Thomas Lennon is certainly not a horrible screenwriter.
Yes, he was credited as a screenwriter on a number of lousy films, but the same can be said of almost any working writer in Hollywood these days, because in Hollywood, no one ever trusts the writer -- no one ever just follows the screenplay and makes the movie as it's written. Instead, dozens of producers, distributors, agents, marketers, accountants, lawyers, focus group coordinators and studio executives all demand endless changes at every stage in the process, including once the movie has already started filming. Often times movies that start out with good screenplays wind up blatantly incomprehensible by the time they're done just because so many people are involved and making changes, all with different agendas.
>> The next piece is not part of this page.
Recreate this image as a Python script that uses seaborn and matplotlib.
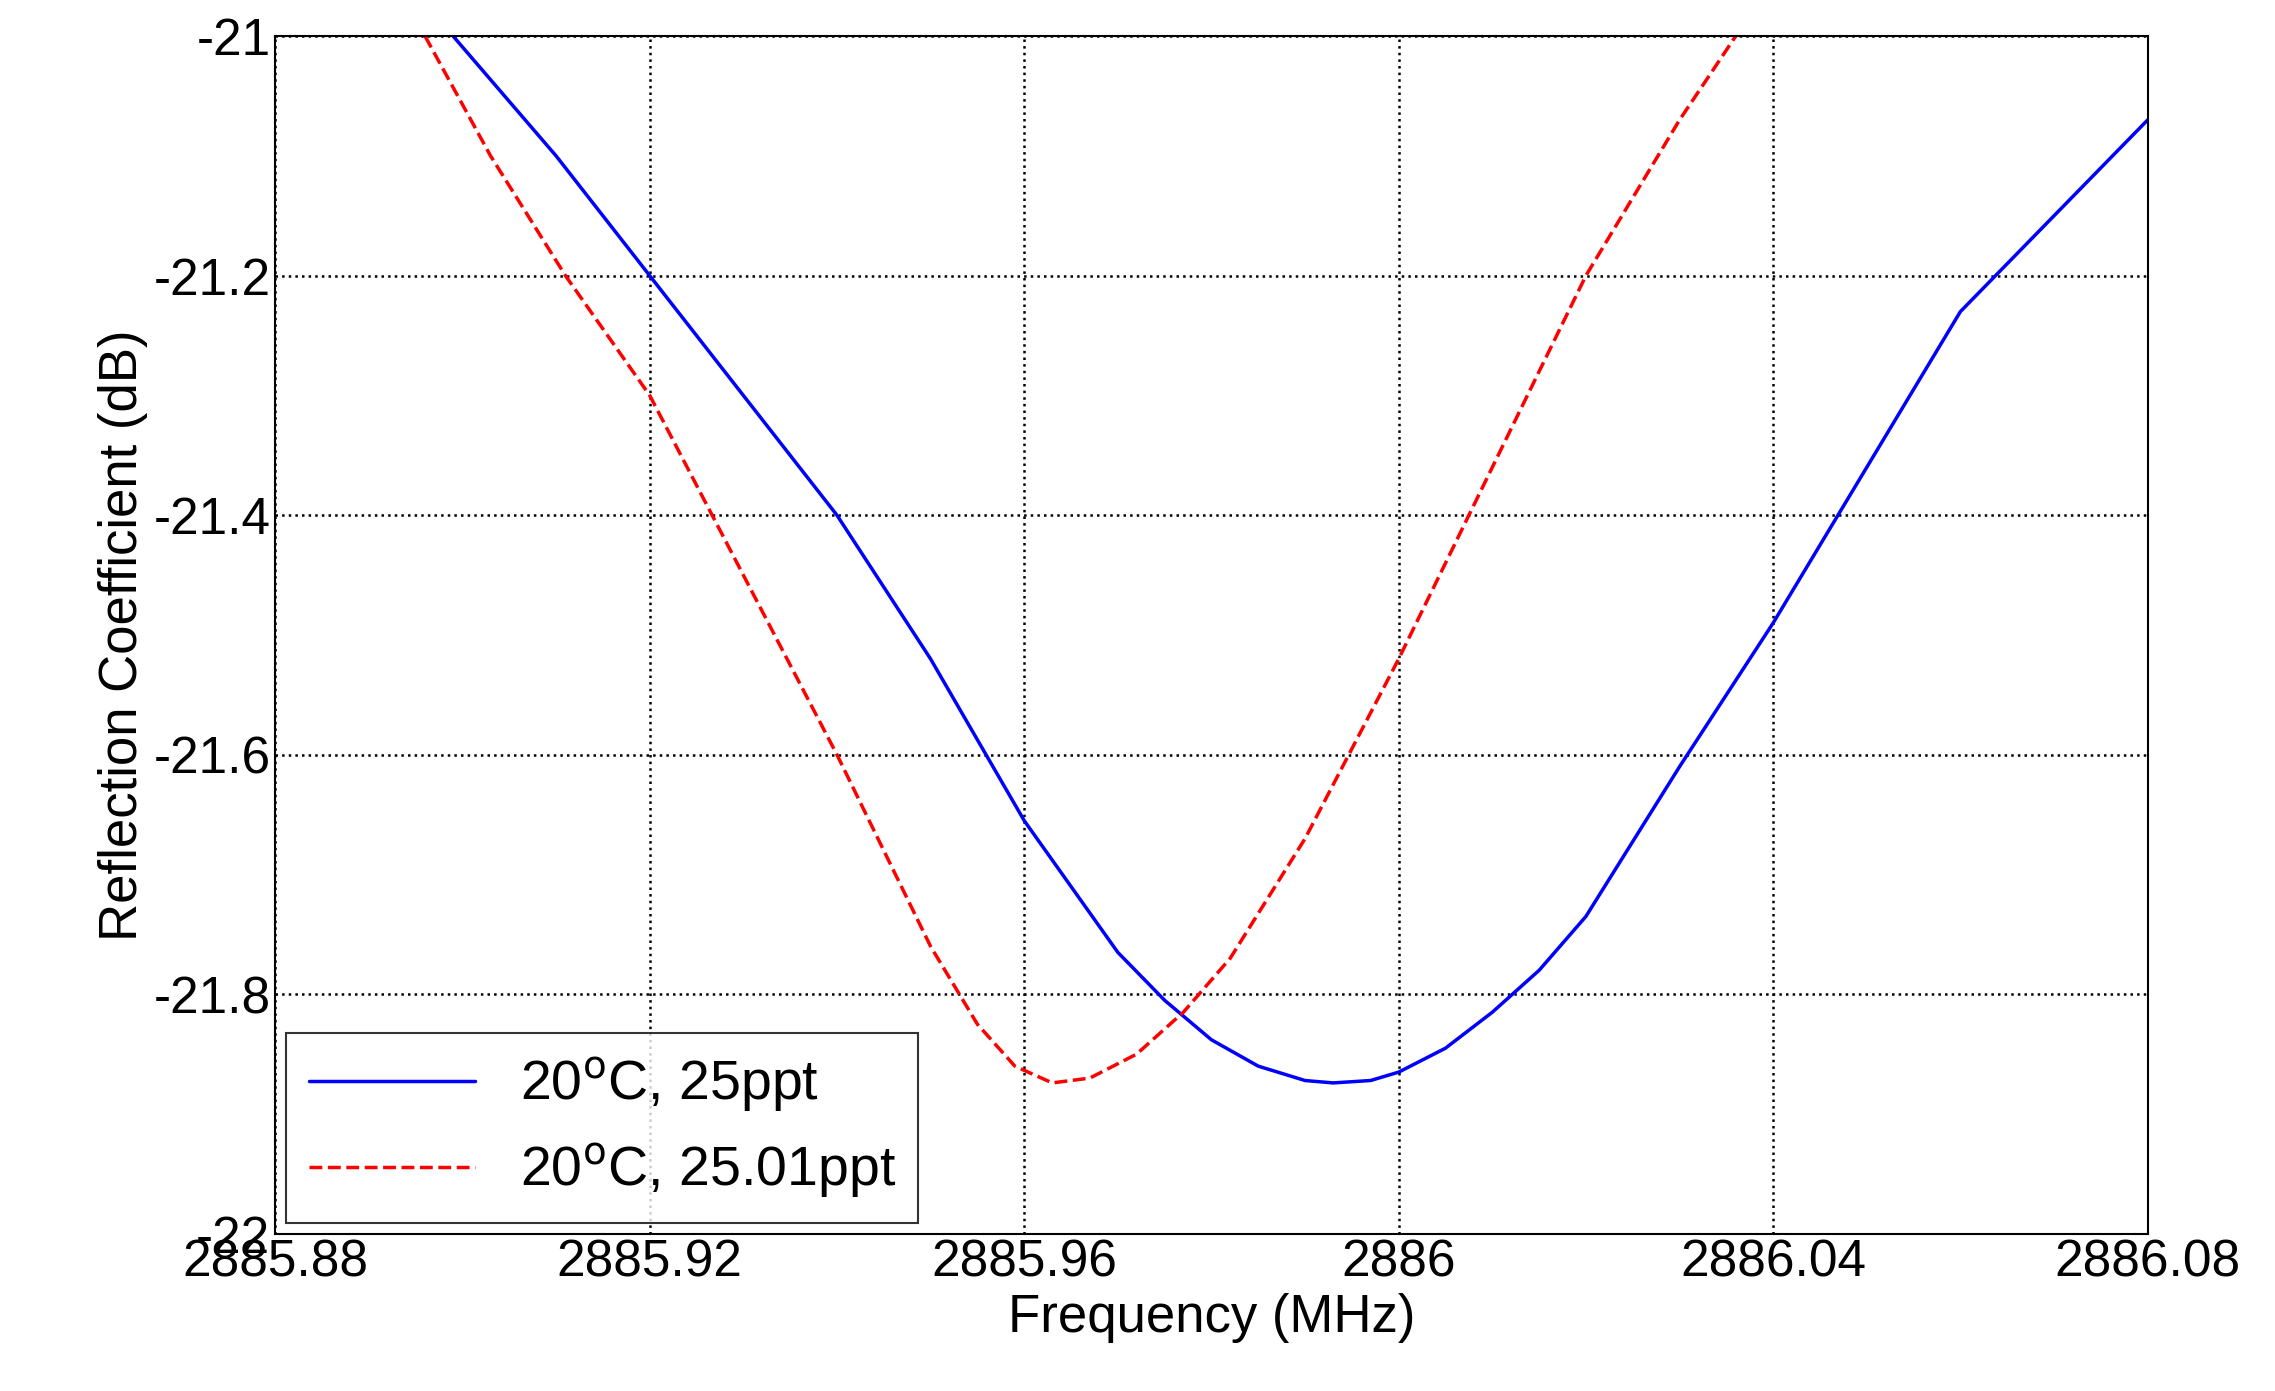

This is especially true with extremely commerical films like the ones you list, where there's no pretense that anyone's going to be making fine art.
By Hollywood standards, Lennon is still an unestablished writer. It's obvious to me he takes the projects he can get both to make money and to further his career. So if he applied for the job when Disney decided they wanted to remake a 1960s children's film about a talking car and then turned in the tame, by-the-numbers kiddie script they were looking for, it hardly makes him a bad writer. And if he was able to just write the bloody script and sign off on it, without really worrying about what was likely to be done to it after the fact, more power to him. Obviously, Lennon does a good job as a writer when he's given the opportunity to work on projects that he cares about, ie, the State, Reno 911, Viva Variety, Strangers with Candy and the like. It's sad that his name has to be on the stuff that's just about paying the rent, but that's life.